US authorities arrested 54 organized crime suspects this afternoon including three they considered high-ranking members of the Gambino crime family, officials said.
More arrests were made in Italy in a transatlantic operation targeting some of the most-wanted Mafia suspects in both countries.
In New York, charges were being filed against 62 people including the street boss, the under boss and the consigliere of the Gambino family - the three highest-ranking members not already in prison - a US law enforcement official said.
Fifty-four were arrested early day, mostly in the New York area, on accusations including murder, racketeering, extortion, loan-sharking and labor violations including pension fund embezzlement, the official said.

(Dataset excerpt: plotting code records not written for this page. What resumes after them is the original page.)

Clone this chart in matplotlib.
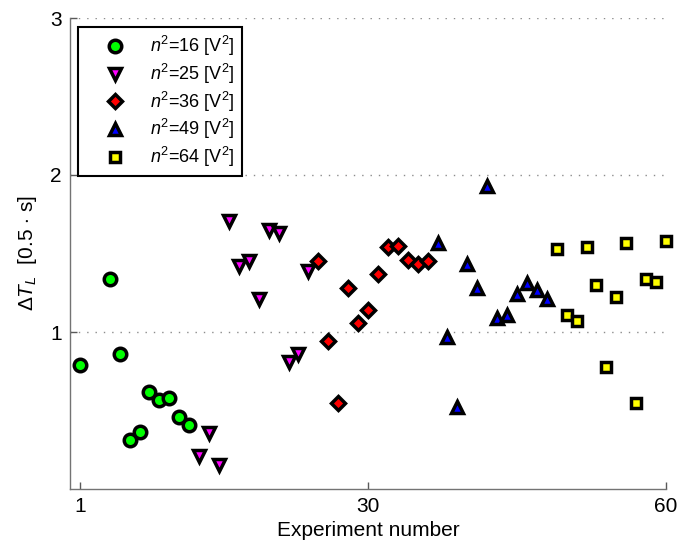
import matplotlib
matplotlib.use("Agg")
import matplotlib.pyplot as plt

plt.rcParams['font.family'] = ['Liberation Sans', 'DejaVu Sans']
plt.rcParams['mathtext.fontset'] = 'custom'
plt.rcParams['mathtext.rm'] = 'Liberation Sans'
plt.rcParams['mathtext.it'] = 'Liberation Sans:italic'
plt.rcParams['mathtext.bf'] = 'Liberation Sans:bold'

# ---- data ----
x16 = [1, 4, 5, 6, 7, 8, 9, 10, 11, 12]
y16 = [0.79, 1.34, 0.86, 0.31, 0.36, 0.62, 0.57, 0.58, 0.46, 0.41]

x25 = [13, 14, 15, 16, 17, 18, 19, 20, 21, 22, 23, 24]
y25 = [0.21, 0.355, 0.15, 1.71, 1.42, 1.45, 1.21, 1.65, 1.63, 0.81, 0.86, 1.39]

x36 = [25, 26, 27, 28, 29, 30, 31, 32, 33, 34, 35, 36]
y36 = [1.45, 0.94, 0.55, 1.28, 1.06, 1.14, 1.37, 1.54, 1.55, 1.46, 1.43, 1.45]

x49 = [37, 38, 39, 40, 41, 42, 43, 44, 45, 46, 47, 48]
y49 = [1.57, 0.97, 0.52, 1.43, 1.28, 1.93, 1.09, 1.11, 1.24, 1.31, 1.27, 1.21]

x64 = [49, 50, 51, 52, 53, 54, 55, 56, 57, 58, 59, 60]
y64 = [1.53, 1.11, 1.07, 1.54, 1.30, 0.78, 1.22, 1.57, 0.55, 1.34, 1.32, 1.58]

labels = [r"$n^2$=16 [$\mathrm{V}^2$]", r"$n^2$=25 [$\mathrm{V}^2$]",
          r"$n^2$=36 [$\mathrm{V}^2$]", r"$n^2$=49 [$\mathrm{V}^2$]",
          r"$n^2$=64 [$\mathrm{V}^2$]"]
xticks = [1, 30, 60]
yticks = [1, 2, 3]

fig = plt.figure(figsize=(6.77, 5.44), dpi=100)
ax = fig.add_axes([70/677, 1 - 489/544, 596/677, 471/544])

kw = dict(linestyle='none', markeredgecolor='black', markeredgewidth=2.5, zorder=3, clip_on=False)
ax.plot(x16, y16, marker='o', markersize=9, markerfacecolor='#00ff00', label=labels[0], **kw)
ax.plot(x25, y25, marker='v', markersize=8.5, markerfacecolor='#ff00ff', label=labels[1], **kw)
ax.plot(x36, y36, marker='D', markersize=6.8, markerfacecolor='#ff0000', label=labels[2], **kw)
ax.plot(x49, y49, marker='^', markersize=8.5, markerfacecolor='#0000ff', label=labels[3], **kw)
ax.plot(x64, y64, marker='s', markersize=7, markerfacecolor='#ffff00', label=labels[4], **kw)

ax.set_xlim(0, 60)
ax.set_ylim(0, 3)
ax.set_xticks(xticks)
ax.set_yticks(yticks)
ax.tick_params(direction='in', length=5, width=1, colors='0.35', labelcolor='black',
               labelsize=15, pad=6)

for s in ['top', 'right']:
    ax.spines[s].set_visible(False)
for s in ['left', 'bottom']:
    ax.spines[s].set_color('0.45')
    ax.spines[s].set_linewidth(1)

ax.yaxis.grid(True, linestyle=(0, (1, 5)), color='0.55', linewidth=1)
ax.set_axisbelow(True)

ax.set_xlabel("Experiment number", fontsize=15, labelpad=3)
ax.set_ylabel(r"$\Delta T_L$  [0.5 $\cdot$ s]", fontsize=15, labelpad=8)

leg = ax.legend(loc='upper left', bbox_to_anchor=(8/596, 462/471), borderaxespad=0,
                numpoints=1, fontsize=13, frameon=True, fancybox=False,
                edgecolor='black', framealpha=1, borderpad=0.4,
                handlelength=3.3, handletextpad=0.3, labelspacing=0.2)
leg.get_frame().set_linewidth(1.5)

fig.savefig("out.png", dpi=100)
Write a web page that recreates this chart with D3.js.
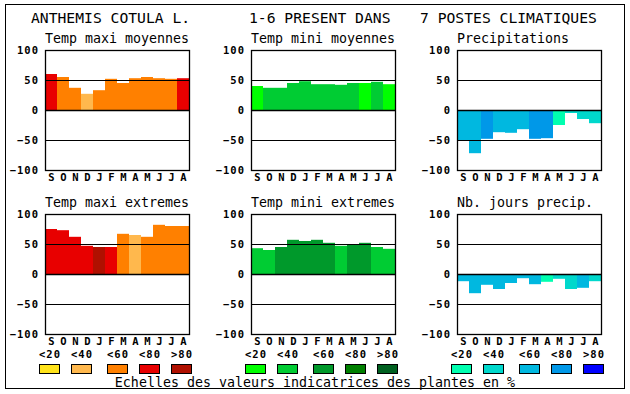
<!DOCTYPE html>
<html>
<head>
<meta charset="utf-8">
<script src="https://cdn.jsdelivr.net/npm/d3@7"></script>
<style>
  body { margin: 0; background: #fff; }
  text { font-family: "DejaVu Sans Mono", monospace; fill: #000; }
  .title { font-size: 14.7px; }
  .sub { font-size: 13.3px; }
  .tick-lbl { font-size: 10.5px; font-weight: bold; letter-spacing: 1px; }
</style>
</head>
<body>
<div id="chart"></div>
<script>
const months = ["S", "O", "N", "D", "J", "F", "M", "A", "M", "J", "J", "A"];
const yTicks = [100, 50, 0, -50, -100];

const reds = ["#ffe31a", "#ffb84d", "#ff8000", "#e80000", "#b01000"];
const greens = ["#00ff00", "#00cc33", "#00992b", "#008000", "#006020"];
const blues = ["#00ffb0", "#00d8cc", "#00b8e0", "#0098e8", "#0000ff"];
const scaleLabels = ["<20", "<40", "<60", "<80", ">80"];

const maxiMoy = [60, 55, 37, 27, 33, 52, 45, 53, 55, 53, 52, 53];
const maxiMoyCls = [3, 2, 2, 1, 2, 2, 2, 2, 2, 2, 2, 3];
const miniMoy = [40, 37, 37, 45, 48, 43, 43, 42, 45, 45, 47, 43];
const miniMoyCls = [0, 1, 1, 1, 1, 1, 1, 1, 1, 0, 1, 0];
const precip = [-50, -72, -48, -37, -38, -32, -48, -47, -25, -5, -15, -22];
const precipCls = [2, 2, 3, 2, 2, 2, 3, 3, 0, 1, 1, 1];
const maxiExt = [75, 73, 62, 47, 45, 45, 67, 65, 62, 82, 80, 80];
const maxiExtCls = [3, 3, 3, 3, 4, 3, 2, 1, 2, 2, 2, 2];
const miniExt = [43, 40, 45, 57, 55, 57, 52, 47, 50, 52, 45, 42];
const miniExtCls = [1, 1, 2, 2, 2, 2, 2, 1, 2, 2, 1, 1];
const nbJours = [-12, -32, -18, -25, -15, -7, -17, -13, -8, -25, -23, -12];
const nbJoursCls = [2, 2, 2, 2, 2, 2, 2, 0, 1, 1, 2, 1];

const width = 630;
const height = 394;
const plotW = 144;
const plotH = 120;
const colX = [45, 251, 457];
const rowY = [50, 214];

const panels = [
  { title: "Temp maxi moyennes", values: maxiMoy, cls: maxiMoyCls, pal: reds, col: 0, row: 0 },
  { title: "Temp mini moyennes", values: miniMoy, cls: miniMoyCls, pal: greens, col: 1, row: 0 },
  { title: "Precipitations", values: precip, cls: precipCls, pal: blues, col: 2, row: 0 },
  { title: "Temp maxi extremes", values: maxiExt, cls: maxiExtCls, pal: reds, col: 0, row: 1 },
  { title: "Temp mini extremes", values: miniExt, cls: miniExtCls, pal: greens, col: 1, row: 1 },
  { title: "Nb. jours precip.", values: nbJours, cls: nbJoursCls, pal: blues, col: 2, row: 1 },
];

const svg = d3
  .select("#chart")
  .append("svg")
  .attr("width", width)
  .attr("height", height);

// outer frame
svg
  .append("rect")
  .attr("x", 5.5)
  .attr("y", 4.5)
  .attr("width", 619)
  .attr("height", 384)
  .attr("fill", "none")
  .attr("stroke", "#000");

// header
const header = [
  ["ANTHEMIS COTULA L.", 31],
  ["1-6 PRESENT DANS", 249],
  ["7 POSTES CLIMATIQUES", 420],
];
svg
  .selectAll(".title")
  .data(header)
  .enter()
  .append("text")
  .attr("class", "title")
  .attr("x", (d) => d[1])
  .attr("y", 23)
  .text((d) => d[0]);

const x = d3.scaleBand().domain(d3.range(12)).range([0, plotW]);
const y = d3.scaleLinear().domain([-100, 100]).range([plotH, 0]);

panels.forEach((p) => {
  const g = svg
    .append("g")
    .attr("transform", `translate(${colX[p.col]}, ${rowY[p.row]})`);

  g.append("text")
    .attr("class", "sub")
    .attr("x", 0)
    .attr("y", -7)
    .text(p.title);

  g.selectAll("rect.bar")
    .data(p.values)
    .enter()
    .append("rect")
    .attr("class", "bar")
    .attr("x", (d, i) => x(i))
    .attr("width", x.bandwidth())
    .attr("y", (d) => y(Math.max(0, d)))
    .attr("height", (d) => Math.abs(y(d) - y(0)))
    .attr("fill", (d, i) => p.pal[p.cls[i]]);

  // grid lines at 50 / 0 / -50
  g.selectAll("line.grid")
    .data([50, 0, -50])
    .enter()
    .append("line")
    .attr("x1", 0)
    .attr("x2", plotW)
    .attr("y1", (d) => y(d) + 0.5)
    .attr("y2", (d) => y(d) + 0.5)
    .attr("stroke", "#000")
    .attr("stroke-width", (d) => (d === 0 ? 1.6 : 1));

  g.append("rect")
    .attr("x", 0.5)
    .attr("y", 0.5)
    .attr("width", plotW)
    .attr("height", plotH)
    .attr("fill", "none")
    .attr("stroke", "#000")
    .attr("stroke-width", 1.3);

  const yAxis = d3.axisLeft(y).tickValues(yTicks).tickSize(0).tickPadding(6);
  const ag = g.append("g").call(yAxis);
  ag.select(".domain").remove();
  ag.selectAll("text")
    .attr("class", "tick-lbl")
    .attr("dy", "0.36em")
    .attr("x", -6);
  ag.attr("font-family", null).attr("font-size", null);

  g.selectAll("text.month")
    .data(months)
    .enter()
    .append("text")
    .attr("class", "tick-lbl month")
    .attr("x", (d, i) => x(i) + x.bandwidth() / 2 + 1)
    .attr("y", plotH + 11)
    .attr("text-anchor", "middle")
    .text((d) => d);
});

// legend scales
const swatchOff = [0, 32, 68, 100, 132];
[reds, greens, blues].forEach((pal, k) => {
  const lx = colX[k] - 6;
  const lg = svg.append("g").attr("transform", `translate(${lx}, 0)`);
  lg.selectAll("text")
    .data(scaleLabels)
    .enter()
    .append("text")
    .attr("class", "tick-lbl")
    .attr("x", (d, i) => swatchOff[i] + 11)
    .attr("y", 358)
    .attr("text-anchor", "middle")
    .text((d) => d);
  lg.selectAll("rect")
    .data(pal)
    .enter()
    .append("rect")
    .attr("x", (d, i) => swatchOff[i] + 0.5)
    .attr("y", 364.5)
    .attr("width", 20)
    .attr("height", 9)
    .attr("fill", (d) => d)
    .attr("stroke", "#000");
});

svg
  .append("text")
  .attr("class", "sub")
  .attr("x", 315)
  .attr("y", 387)
  .attr("text-anchor", "middle")
  .text("Echelles des valeurs indicatrices des plantes en %");
</script>
</body>
</html>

The US official asked not to be identified because the US Attorney's office in Brooklyn was to announce the arrests later today. The Italian Interior Ministry planned a news conference at the same time.
More than 300 Italian police were mobilized, mostly in Sicily, in an operation code-named "Old Bridge," arresting several members of what they called the most important Mafia families. Magistrates had signed 29 arrest warrants and more suspects were being sought.
"Those arrested are high-level members of the most important Mafia families linked to the head of Cosa Nostra, Salvatore Lo Piccolo," a police statement said.
Lo Piccolo was arrested on November 5th in Sicily. He had become the new "boss of bosses" after the arrest in 2006 of Bernardo Provenzano, who had been on the run for 43 years.
Caretaker Prime Minister Romano Prodi praised what he called a "brilliant operation against organized crime."
In what appeared to be a separate operation in Naples, police arrested a suspected leading figure of that southern city's criminal underworld today.
Vincenzo Licciardi (42) purportedly a boss of the Camorra crime group, was arrested in a Naples suburb. He had been on the run since 2004 and was one of Italy's 30 most wanted criminals, police said.